Work to do:
Show every line that has the string "matplotlib" in it.

Data lines:
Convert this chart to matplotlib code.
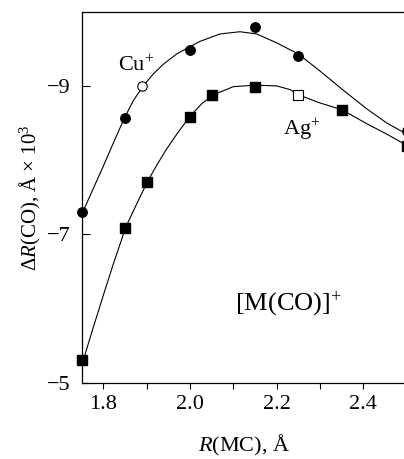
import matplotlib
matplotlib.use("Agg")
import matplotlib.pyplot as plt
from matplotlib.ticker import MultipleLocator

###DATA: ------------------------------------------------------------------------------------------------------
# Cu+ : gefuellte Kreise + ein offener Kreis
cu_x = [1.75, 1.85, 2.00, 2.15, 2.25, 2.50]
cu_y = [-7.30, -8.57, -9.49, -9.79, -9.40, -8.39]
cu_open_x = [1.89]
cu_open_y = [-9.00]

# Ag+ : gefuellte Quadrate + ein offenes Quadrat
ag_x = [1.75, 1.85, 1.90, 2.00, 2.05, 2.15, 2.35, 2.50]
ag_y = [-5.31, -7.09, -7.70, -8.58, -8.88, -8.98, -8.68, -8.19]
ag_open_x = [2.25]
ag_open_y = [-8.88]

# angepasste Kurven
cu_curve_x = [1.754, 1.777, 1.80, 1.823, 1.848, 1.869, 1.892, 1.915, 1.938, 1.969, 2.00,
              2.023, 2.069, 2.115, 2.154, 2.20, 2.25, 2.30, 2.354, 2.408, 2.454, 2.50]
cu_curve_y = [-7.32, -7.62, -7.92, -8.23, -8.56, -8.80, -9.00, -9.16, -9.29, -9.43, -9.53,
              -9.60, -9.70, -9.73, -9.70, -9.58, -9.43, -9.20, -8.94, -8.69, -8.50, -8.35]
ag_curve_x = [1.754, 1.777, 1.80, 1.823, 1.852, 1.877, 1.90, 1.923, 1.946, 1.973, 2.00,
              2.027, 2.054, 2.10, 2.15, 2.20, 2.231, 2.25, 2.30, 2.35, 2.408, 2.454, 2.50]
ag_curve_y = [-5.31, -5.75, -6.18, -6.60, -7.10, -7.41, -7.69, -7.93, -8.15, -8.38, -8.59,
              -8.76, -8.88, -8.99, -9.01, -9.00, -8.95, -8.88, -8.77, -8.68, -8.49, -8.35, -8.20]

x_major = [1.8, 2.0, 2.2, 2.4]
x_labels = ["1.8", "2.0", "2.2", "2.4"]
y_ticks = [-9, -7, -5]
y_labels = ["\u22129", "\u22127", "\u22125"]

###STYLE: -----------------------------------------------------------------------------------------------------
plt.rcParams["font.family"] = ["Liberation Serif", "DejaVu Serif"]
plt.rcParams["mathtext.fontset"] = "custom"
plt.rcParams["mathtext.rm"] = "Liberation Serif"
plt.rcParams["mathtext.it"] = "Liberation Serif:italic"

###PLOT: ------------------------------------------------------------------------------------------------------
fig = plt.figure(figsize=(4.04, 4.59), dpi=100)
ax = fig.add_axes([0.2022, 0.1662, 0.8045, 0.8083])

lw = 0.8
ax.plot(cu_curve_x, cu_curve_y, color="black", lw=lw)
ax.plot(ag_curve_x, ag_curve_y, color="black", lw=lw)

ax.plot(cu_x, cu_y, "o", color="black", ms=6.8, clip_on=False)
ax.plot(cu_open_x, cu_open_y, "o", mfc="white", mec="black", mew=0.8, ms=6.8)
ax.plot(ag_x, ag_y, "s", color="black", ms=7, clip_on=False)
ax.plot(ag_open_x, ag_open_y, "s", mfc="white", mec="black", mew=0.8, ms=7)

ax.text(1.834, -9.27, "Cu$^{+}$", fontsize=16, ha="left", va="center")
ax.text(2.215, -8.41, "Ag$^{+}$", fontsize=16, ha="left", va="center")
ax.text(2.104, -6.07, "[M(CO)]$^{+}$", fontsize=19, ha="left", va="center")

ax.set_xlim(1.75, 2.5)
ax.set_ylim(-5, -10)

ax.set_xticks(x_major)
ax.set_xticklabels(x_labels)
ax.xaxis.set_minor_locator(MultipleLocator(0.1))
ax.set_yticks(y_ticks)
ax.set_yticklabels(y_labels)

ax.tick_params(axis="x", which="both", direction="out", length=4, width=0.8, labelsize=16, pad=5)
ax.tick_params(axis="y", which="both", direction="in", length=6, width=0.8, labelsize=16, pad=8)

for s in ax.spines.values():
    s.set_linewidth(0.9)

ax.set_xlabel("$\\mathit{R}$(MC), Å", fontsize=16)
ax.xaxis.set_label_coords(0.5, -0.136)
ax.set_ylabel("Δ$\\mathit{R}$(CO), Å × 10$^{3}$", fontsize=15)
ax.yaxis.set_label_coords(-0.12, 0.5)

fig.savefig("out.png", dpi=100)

Answer:
Convert this chart to matplotlib code.
import matplotlib
matplotlib.use("Agg")
import matplotlib.pyplot as plt
from matplotlib.ticker import MultipleLocator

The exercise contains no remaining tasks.